Expertise Backed by a Complete Supply Chain
But the Euclid facility’s expertise doesn’t operate in isolation. It anchors a broader supply chain that REalloys has built to take raw material all the way to finished magnets, all within North America. And all of it is designed to operate without any critical reliance on Chinese technology, equipment, or consumables.
Upstream, the company owns the Hoidas Lake rare earth project in Saskatchewan and has secured feedstock agreements with partners in Kazakhstan, Brazil, and Greenland. Midstream, it holds an exclusive 80% offtake on production from the Saskatchewan Research Council’s Rare Earth Processing Facility in Saskatoon, targeting first commercial production in late 2026 to early 2027. Downstream, the Euclid facility will handle the metallization, alloying, and magnet manufacturing that defense and industrial customers actually need.
By early 2027, the combined platform is expected to produce approximately 525 tonnes per year of neodymium-praseodymium metal, roughly 30 tonnes of dysprosium oxide, and 10 tonnes of terbium oxide. At that scale, the SRC facility would be the largest source of heavy rare earth oxides outside China, sitting right in North America’s backyard.
Phase 2 plans call for significantly larger production later this decade, including approximately 200 tonnes per year of dysprosium metal, 45 tonnes of terbium metal, with capacity to produce up to 20,000 tonnes per year of heavy rare earth permanent magnets.
That timing is critically important, as on January 1, 2027, updated U.S. defense procurement rules under DFARS take effect that will restrict the use of Chinese-origin rare earth materials in qualifying weapons systems. That creates immediate, government-mandated demand for domestically processed, defense-compliant material, which is exactly what REalloys’ Euclid facility has spent 40 years learning to produce.
The institutional support behind REalloys reflects the seriousness of the undertaking. The U.S. Export-Import Bank has issued a $200 million letter of intent to support the company’s supply chain development.
And the company’s board includes Chairman Stephen S. DuMont, President of GM Defense; General Jack Keane (Ret.), four-star general and recipient of the Presidential Medal of Freedom; former Saskatchewan Premier Brad Wall; and former Canadian Ambassador to the U.S. David MacNaughton.
The Head Start That Money Can’t Erase
The rare earth conversation in America has been dominated for years by mining companies, resource estimates, and announcements about billions of dollars in new investment.

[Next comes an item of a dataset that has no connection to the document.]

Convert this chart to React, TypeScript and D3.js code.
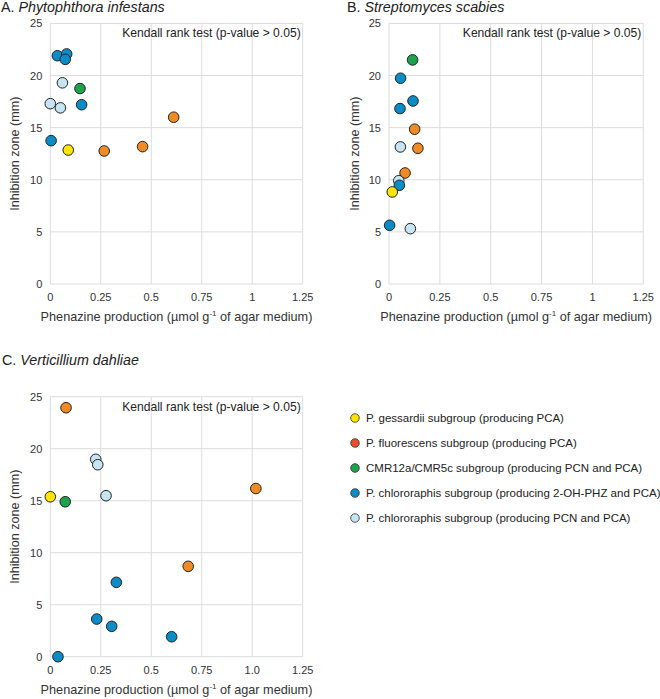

But the real constraint was never about how much rock you could pull out of the ground or how much money you could throw at the problem. It was always about expertise…the deep, accumulated, experience-driven knowledge of how to turn raw material into something a defense contractor or manufacturer can actually use.
The West gave that expertise away 40 years ago. Most of it is gone for good. Rebuilding it from scratch will take years at a minimum, and the CSIS assessment makes clear that this timeline cannot be shortened with capital alone.
REalloys didn’t have to rebuild from scratch. Through its Euclid facility, it inherited three decades of operational expertise that has been continuously maintained, developed, and proven through real-world production and government contracts. That’s the kind of asset that no competitor can replicate simply by raising more money because the knowledge inside that building wasn’t built with money. It was built with time.
In a market where everyone else is racing to build what REalloys already has, that 40-year head start may be the most valuable asset in the entire rare earth space. And with the 2027 defense procurement deadline approaching fast, the value of that head start is about to become very difficult to ignore.